After wining the war against the Liberation Tigers of Tamil Elam (LTTE) people expected a huge difference to their lives from the ‘Rajapaksa government’ including personal liberties and economic well-being. But the government says its next priority is ‘crushing the underworld’. The opposition says the move is part of a government plan to crush the opposition. People have genuine fear of the programme. Criminals like drug dealers and gangsters are the open target of the programme. Under the programme many people have been killed by the police or the Special Task Force (STF). What is publicly said and the reality are different. Criminals and underworld gangs have been used by powerful politicians. They are safe as long as they are with the government politicians and loyal to the government.
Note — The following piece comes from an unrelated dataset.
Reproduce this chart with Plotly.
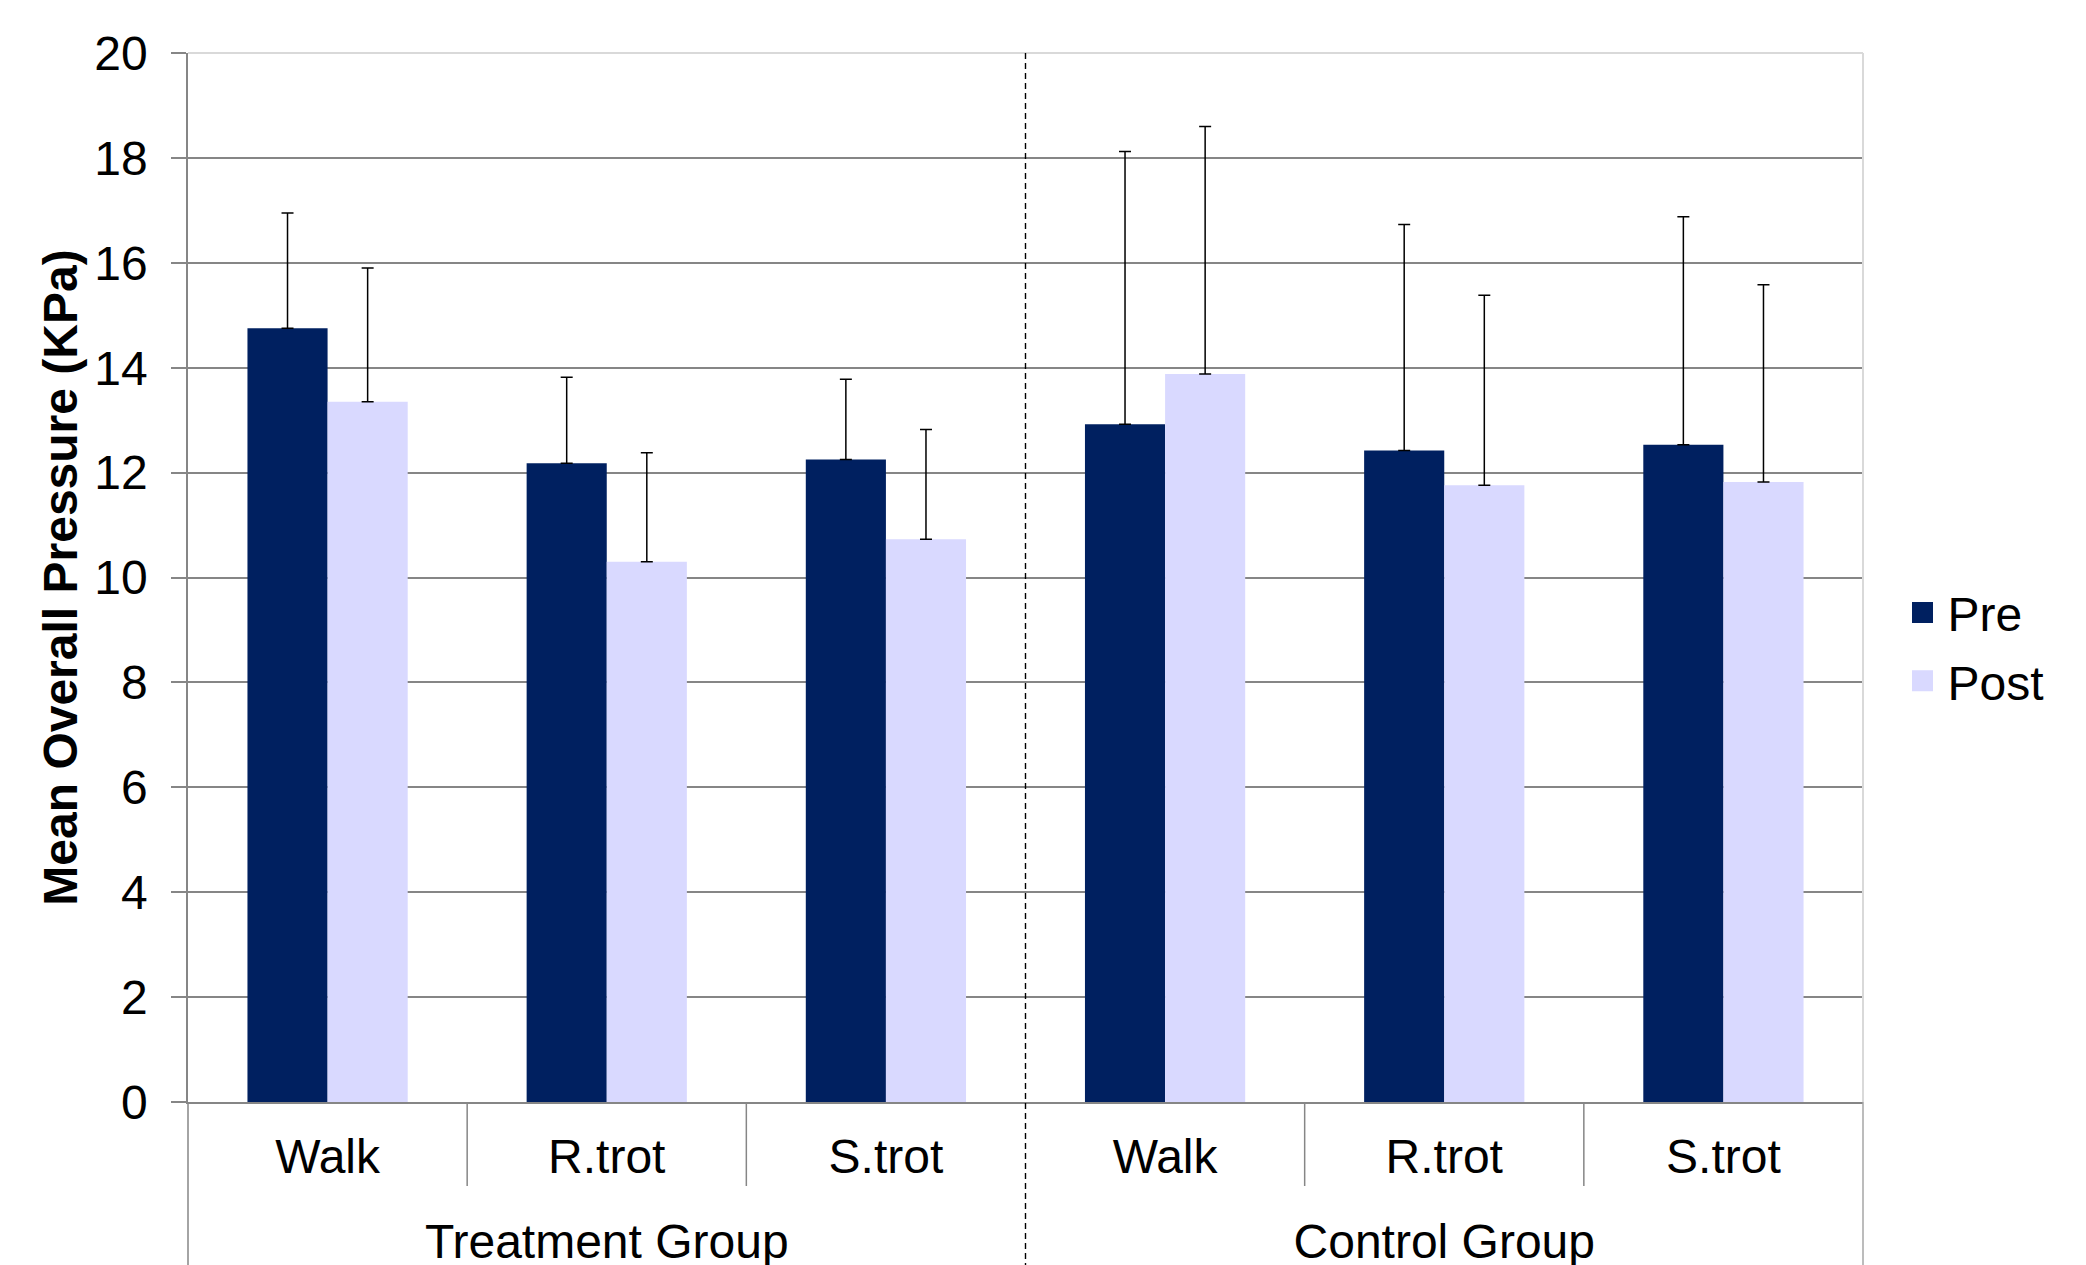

Before the provincial council election in the south the opposition leader (United National Party) of the Urban Council of Galle was shot dead in broad daylight, right in front of his young daughters. On the way to the school, he had got out of his car to buy them lunch. But So far no one has been arrested for this crime. The killers of the most outspoken journalist, the editor of the ‘Sunday Leader’ Lasantha Wicramathunga have also not been arrested or identified.

Nipuna Ramanyake is a student of the Sri Lanka Institute of Information Technology (SLIIT) at Malambe. He had revealed to the ‘Lankatruth’ his ordeal of being abducted and how Colombo Crime Division SSP Vass Gunawardena threatened him with death stating he would use his official powers to present Nipuna as an underworld thug. …. ‘They tried to take a statement saying I was an underworld thug. They wanted to murder me and publish the statement.’ According to Ramanayake, he was abducted at gunpoint by three armed personnel in plain clothes, a few meters away from the SLIIT campus about 30 minutes after earlier verbal threats by the son of the SSP. He says that he was taken to SSP Vass Gunawardena’s residence and assaulted by armed police, Gunawardena’s son and wife for hours.

Nipuna was lucky to escape from death because of the mass protest of the students His father was also an influential man who spoke to the Inspector General of Police (IGP) to secure his son’s release. The offenders excluding the SSP have been prosecuted.
According to international human rights law, captured or surrendered suspects must not be tortured or killed. Taking statements by forceful means is illegal. In the U.K. suspects have every right to choose to answer or not to answer the questions during interrogation. To prove those statements have not been taken by force, interrogations are recorded. But the story in Sri Lanka is entirely different. The police’s most frequent technique is to take statements by beating suspects mercilessly and getting statements signed. Many people have died during the interrogations. No government in recent history has taken firm remedial measures to address those evil practices. While the war with the terrorist organisations, the Tamil Tigers (LTTE) is over, draconian laws such as the Prevention of Terrorism Act are still in force in Sri Lanka.